Start of Data entries
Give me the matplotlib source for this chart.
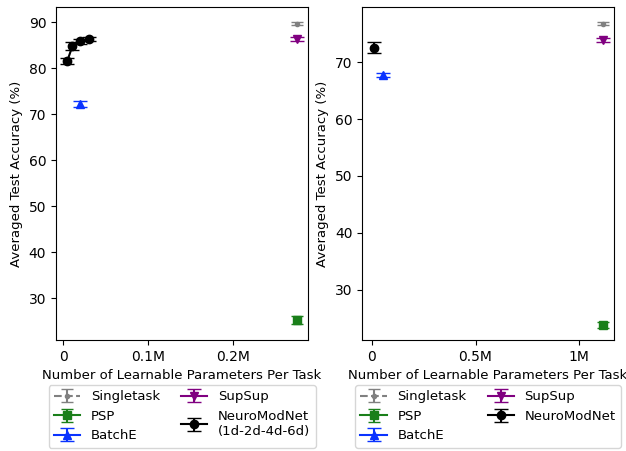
import matplotlib
matplotlib.use("Agg")
import matplotlib.pyplot as plt
from matplotlib.ticker import FuncFormatter

plt.rcParams["font.size"] = 9.5
plt.rcParams["xtick.labelsize"] = 10
plt.rcParams["ytick.labelsize"] = 10

# left panel (small net)
l_single_x, l_single_y, l_single_e = [0.275e6], [89.7], [0.3]
l_psp_x, l_psp_y, l_psp_e = [0.275e6], [25.2], [0.9]
l_batche_x, l_batche_y, l_batche_e = [0.02e6], [72.3], [0.7]
l_supsup_x, l_supsup_y, l_supsup_e = [0.275e6], [86.4], [0.4]
l_nmn_x = [0.005e6, 0.011e6, 0.020e6, 0.030e6]
l_nmn_y = [81.6, 84.8, 85.9, 86.4]
l_nmn_e = [0.6, 0.9, 0.5, 0.4]

# right panel (large net)
r_single_x, r_single_y, r_single_e = [1.117e6], [76.8], [0.25]
r_psp_x, r_psp_y, r_psp_e = [1.117e6], [23.7], [0.5]
r_batche_x, r_batche_y, r_batche_e = [0.053e6], [67.8], [0.35]
r_supsup_x, r_supsup_y, r_supsup_e = [1.117e6], [74.0], [0.35]
r_nmn_x, r_nmn_y, r_nmn_e = [0.008e6], [72.6], [0.9]


def fmt(v, pos):
    if v == 0:
        return "0"
    return "%gM" % (v / 1e6)


def panel(ax, d, nmn_label, xlim, ylim, xticks):
    sx, sy, se, px, py, pe, bx, by, be, ux, uy, ue, nx, ny, ne = d
    ax.errorbar(sx, sy, yerr=se, color="gray", marker=".", ls="--", capsize=4, label="Singletask")
    ax.errorbar(px, py, yerr=pe, color="#1a7f1a", marker="s", ls="-", capsize=4, label="PSP")
    ax.errorbar(bx, by, yerr=be, color="#0a33ff", marker="^", ls="-", capsize=5, label="BatchE")
    ax.errorbar(ux, uy, yerr=ue, color="purple", marker="v", ls="-", capsize=5, label="SupSup")
    ax.errorbar(nx, ny, yerr=ne, color="black", marker="o", ls="-", capsize=5, label=nmn_label)
    ax.set_xlim(xlim)
    ax.set_ylim(ylim)
    ax.set_xticks(xticks)
    ax.xaxis.set_major_formatter(FuncFormatter(fmt))
    ax.set_xlabel("Number of Learnable Parameters Per Task")
    ax.set_ylabel("Averaged Test Accuracy (%)")
    ax.legend(loc="upper center", bbox_to_anchor=(0.5, -0.115), ncol=2,
              handlelength=2.0, columnspacing=1.6)


fig, (ax1, ax2) = plt.subplots(1, 2, figsize=(6.26, 4.51), dpi=100)
fig.subplots_adjust(left=0.0895, right=0.981, top=0.984, bottom=0.246, wspace=0.214)

panel(ax1, (l_single_x, l_single_y, l_single_e, l_psp_x, l_psp_y, l_psp_e,
            l_batche_x, l_batche_y, l_batche_e, l_supsup_x, l_supsup_y, l_supsup_e,
            l_nmn_x, l_nmn_y, l_nmn_e),
      "NeuroModNet\n(1d-2d-4d-6d)", (-0.0082e6, 0.288e6), (20.9, 93.3), [0, 0.1e6, 0.2e6])
panel(ax2, (r_single_x, r_single_y, r_single_e, r_psp_x, r_psp_y, r_psp_e,
            r_batche_x, r_batche_y, r_batche_e, r_supsup_x, r_supsup_y, r_supsup_e,
            r_nmn_x, r_nmn_y, r_nmn_e),
      "NeuroModNet", (-0.048e6, 1.169e6), (21.1, 79.7), [0, 0.5e6, 1e6])

fig.savefig("out.png", dpi=100)
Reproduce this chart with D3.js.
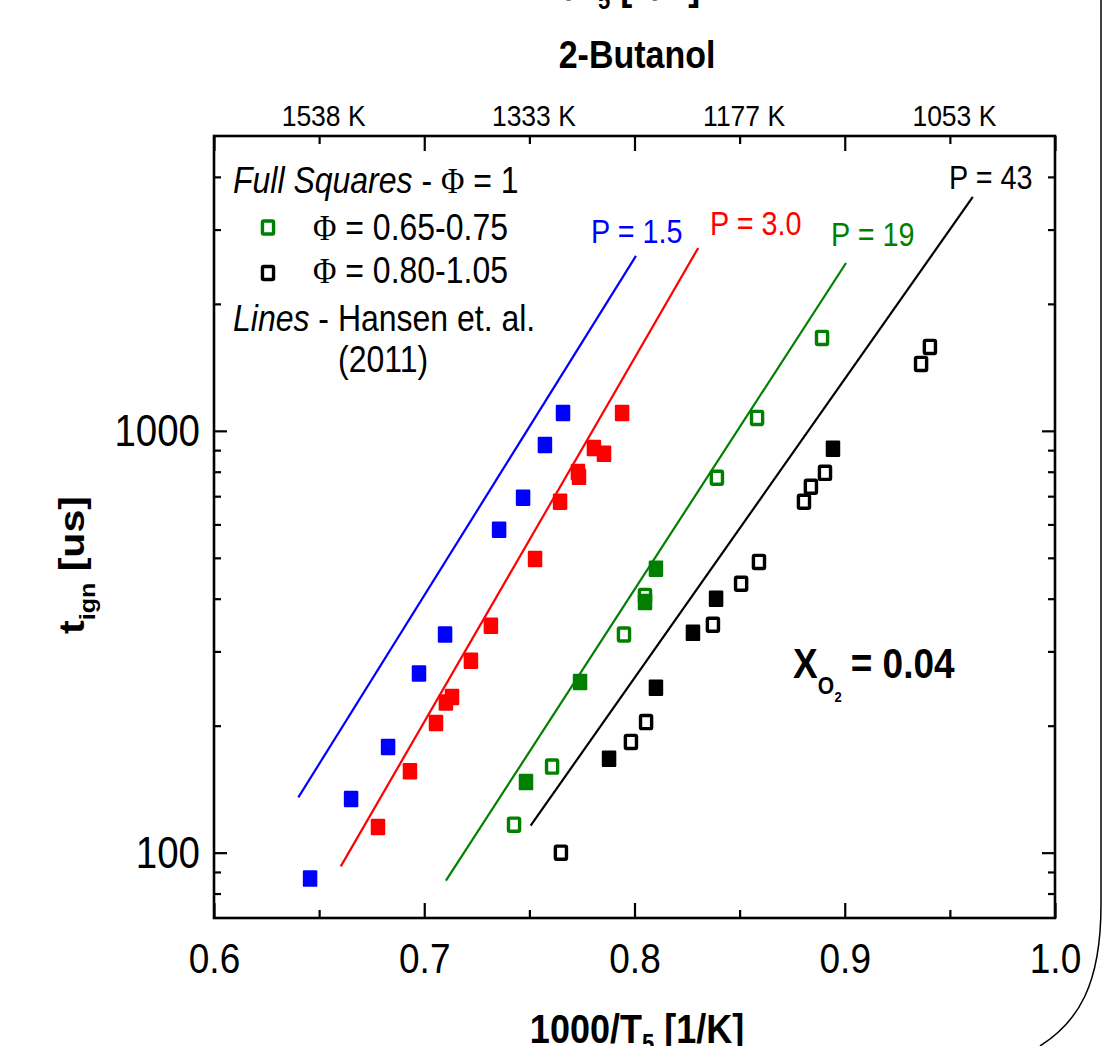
End of Data entries
▶ [What you should do]
Only the lines from the start of the records to the line with "l_nmn_e = [0.6, 0.9, 0.5, 0.4]" belong in the copy. Print them exactly, minus pictures.

▶ [Response]
Give me the matplotlib source for this chart.
import matplotlib
matplotlib.use("Agg")
import matplotlib.pyplot as plt
from matplotlib.ticker import FuncFormatter

plt.rcParams["font.size"] = 9.5
plt.rcParams["xtick.labelsize"] = 10
plt.rcParams["ytick.labelsize"] = 10

# left panel (small net)
l_single_x, l_single_y, l_single_e = [0.275e6], [89.7], [0.3]
l_psp_x, l_psp_y, l_psp_e = [0.275e6], [25.2], [0.9]
l_batche_x, l_batche_y, l_batche_e = [0.02e6], [72.3], [0.7]
l_supsup_x, l_supsup_y, l_supsup_e = [0.275e6], [86.4], [0.4]
l_nmn_x = [0.005e6, 0.011e6, 0.020e6, 0.030e6]
l_nmn_y = [81.6, 84.8, 85.9, 86.4]
l_nmn_e = [0.6, 0.9, 0.5, 0.4]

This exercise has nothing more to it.